When a job requires working in tight spaces around existing walls, a hand nailer can become a remodeler's best friend. “I've been personally involved with remodeling a house, and you don't always have the convenience of working in wide open spaces,” says Drew Sundholm, product manager for Grip-Rite. “The need for hand nailers comes into play more often in remodeling than in new construction, and I think that's why the tools are doing so well when we present them to remodelers.”

Photo: Grip-Rite

Unlike bulky framing nailers, pneumatic hand nailers fit in the palm of the hand so users can drive nails into tight spaces in and around existing framing. They're also handy for driving in nail heads that have been left sticking out.
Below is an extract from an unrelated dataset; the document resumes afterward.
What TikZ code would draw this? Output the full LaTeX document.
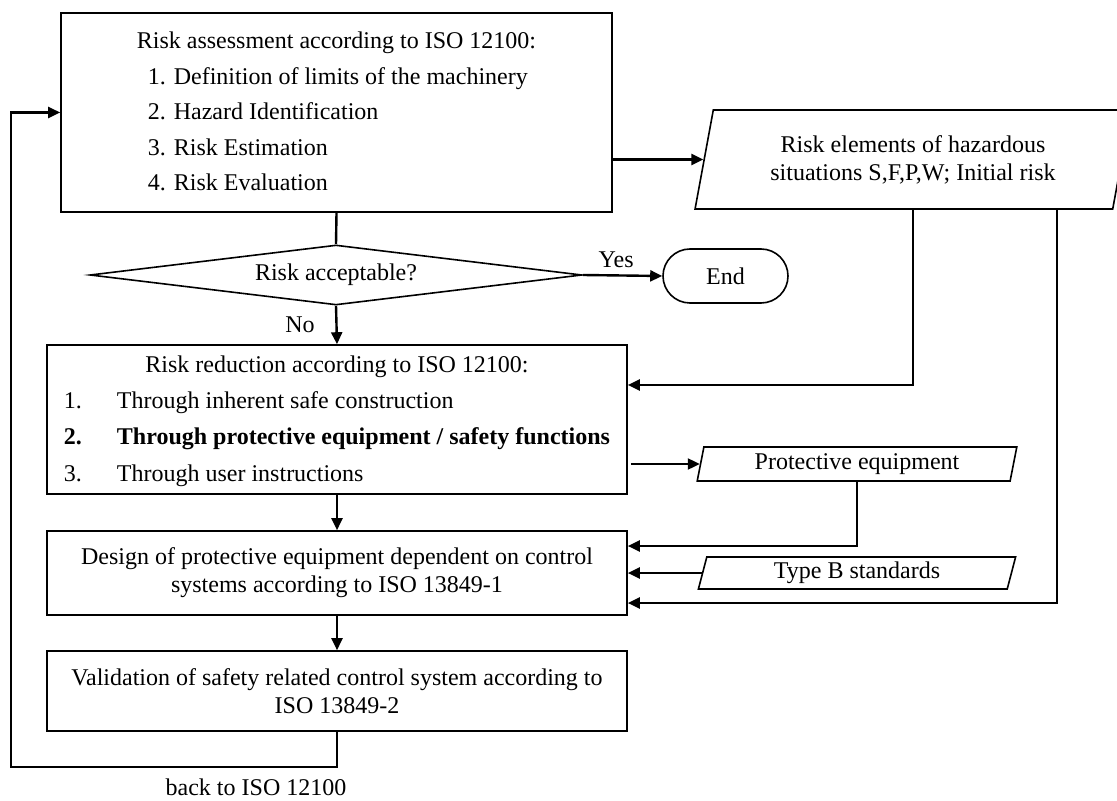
\documentclass[tikz,border=0pt]{standalone}
\usepackage{fontspec}
\setmainfont{Liberation Serif}
\usetikzlibrary{shapes.geometric,arrows.meta,positioning,calc}

\begin{document}
\begin{tikzpicture}[x=0.5pt, y=-0.5pt,
    font=\fontsize{12}{14}\selectfont,
    process/.style={draw, line width=0.8pt, align=center, inner sep=0pt, minimum width=290pt},
    io/.style={draw, line width=0.8pt, trapezium, trapezium stretches=true, trapezium left angle=78, trapezium right angle=102, inner sep=0pt, align=center},
    decision/.style={draw, line width=0.8pt, diamond, aspect=8, inner sep=0pt, minimum width=246pt, minimum height=30pt},
    terminal/.style={draw, line width=0.8pt, rounded corners=13.5pt, minimum width=62.5pt, minimum height=27pt},
    link/.style={line width=1.2pt},
    arrow/.style={link, -{Triangle[length=6pt,width=5.5pt]}}
]
    \useasboundingbox (0,0) rectangle (1117,801);

    \node[process, minimum width=275.5pt, minimum height=99.5pt] (assess) at (336.5,112.5) {\renewcommand{\arraystretch}{1.27}\begin{tabular}{@{}l@{}}
        \multicolumn{1}{@{}c@{}}{Risk assessment according to ISO 12100:}\\
        \hspace*{5.5pt}1. Definition of limits of the machinery\\
        \hspace*{5.5pt}2. Hazard Identification\\
        \hspace*{5.5pt}3. Risk Estimation\\
        \hspace*{5.5pt}4. Risk Evaluation
    \end{tabular}};
    \node[io, trapezium left angle=75, trapezium right angle=105, minimum width=218pt, minimum height=49.5pt] (elements) at (913,159.5) {Risk elements of hazardous\\situations S,F,P,W; Initial risk};
    \node[decision] (accept) at (336,275) {Risk acceptable?};
    \node[terminal] (stop) at (725.5,276) {End};
    \node[process, minimum height=74.5pt] (reduce) at (337,419.5) {\renewcommand{\arraystretch}{1.3}\begin{tabular}{@{}p{26.5pt}@{}l@{}}
        \multicolumn{2}{@{}c@{}}{Risk reduction according to ISO 12100:}\\
        1. & Through inherent safe construction\\
        \textbf{2.} & \textbf{Through protective equipment / safety functions}\\
        3. & Through user instructions
    \end{tabular}};
    \node[io, minimum width=160pt, minimum height=17pt] (equip) at (857,464) {Protective equipment};
    \node[process, minimum height=42pt] (design) at (337,573) {Design of protective equipment dependent on control\\systems according to ISO 13849-1};
    \node[io, minimum width=160pt, minimum height=16pt] (typeb) at (857,573) {Type B standards};
    \node[process, minimum height=40pt] (valid) at (337,691) {Validation of safety related control system according to\\ISO 13849-2};
    \coordinate (corner) at (11,767);
    \node (backlbl) at (256,787) {back to ISO 12100};

    \draw[link] (assess.south) -- (accept.north);
    \draw[arrow] (accept.east) -- node[pos=0.42, above] (yes) {Yes} (stop.west);
    \draw[arrow] (accept.south) -- node[left=7pt] (no) {No} (reduce.north);
    \draw[arrow] (assess.east |- elements.left side) -- (elements.left side);
    \draw[arrow] (elements.south) |- ([yshift=17.25pt]reduce.east);
    \draw[arrow] ([xshift=72pt]elements.south) |- ([yshift=-15pt]design.east);
    \draw[arrow, shorten <=1.5pt] (reduce.east |- equip.left side) -- (equip.left side);
    \draw[arrow] (equip.south) |- ([yshift=13.5pt]design.east);
    \draw[arrow] (typeb.left side) -- (design.east);
    \draw[arrow] (reduce) -- (design);
    \draw[arrow] (design) -- (valid);
    \draw[arrow] (valid.south) |- (corner) |- (assess.west);
\end{tikzpicture}
\end{document}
Sundholm says Grip-Rite's GRTMP16 6d Mini Air Nailer was a hit at a remodeling trade show in early 2007. The tool weighs just 1 pound, making it smaller and 66% lighter than its big brother.

“Everyone should have a hand nailer,” agrees Jeff Matthews, Senco product manager. The company has the A20 Hand Nailer/Metal Connector, and will soon offer a mini version. Matthews says the new tool will be half the size of the original but will deliver almost as much power. Being pneumatic, that power comes from an air compressor, and Matthews calls hand nailers “air hungry.” He says a 2.5-to-4-gallon framing compressor will let them operate properly.
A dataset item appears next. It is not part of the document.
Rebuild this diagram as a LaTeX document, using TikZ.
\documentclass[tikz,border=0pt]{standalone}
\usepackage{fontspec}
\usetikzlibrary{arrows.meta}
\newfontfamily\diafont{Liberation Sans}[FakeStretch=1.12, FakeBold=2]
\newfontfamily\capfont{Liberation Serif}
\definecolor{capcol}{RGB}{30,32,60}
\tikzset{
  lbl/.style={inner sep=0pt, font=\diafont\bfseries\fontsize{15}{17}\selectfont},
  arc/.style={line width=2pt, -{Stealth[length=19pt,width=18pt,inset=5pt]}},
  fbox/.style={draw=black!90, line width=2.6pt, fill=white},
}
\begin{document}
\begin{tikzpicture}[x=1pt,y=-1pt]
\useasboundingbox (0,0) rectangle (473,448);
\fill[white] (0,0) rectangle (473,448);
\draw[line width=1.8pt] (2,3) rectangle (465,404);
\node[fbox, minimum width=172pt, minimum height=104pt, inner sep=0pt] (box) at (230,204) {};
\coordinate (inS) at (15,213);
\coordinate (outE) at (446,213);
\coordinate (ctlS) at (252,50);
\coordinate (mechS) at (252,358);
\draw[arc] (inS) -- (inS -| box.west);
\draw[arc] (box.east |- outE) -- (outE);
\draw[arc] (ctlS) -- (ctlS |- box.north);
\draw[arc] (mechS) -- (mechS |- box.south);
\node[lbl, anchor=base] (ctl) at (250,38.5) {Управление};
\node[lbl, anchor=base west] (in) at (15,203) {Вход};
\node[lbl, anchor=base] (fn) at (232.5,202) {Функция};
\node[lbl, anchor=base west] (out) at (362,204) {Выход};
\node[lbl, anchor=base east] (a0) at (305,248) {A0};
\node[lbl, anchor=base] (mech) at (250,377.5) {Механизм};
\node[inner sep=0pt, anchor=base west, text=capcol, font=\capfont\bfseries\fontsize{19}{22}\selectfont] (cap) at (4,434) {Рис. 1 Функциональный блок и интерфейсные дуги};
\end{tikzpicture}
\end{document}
“Positive-placement” hand nailers like these drive one bulk nail at a time. As such, you won't use them for an entire framing project. Still, Matthews and Sundholm agree that, with a price of less than $100, a hand nailer is a valuable tool. “You may not use it every day,” Sundholm says, “but there will be one tight corner on a job where you just can't swing a hammer to finish the installation. That's when you'll turn to your hand nailer and it'll really pay for itself.”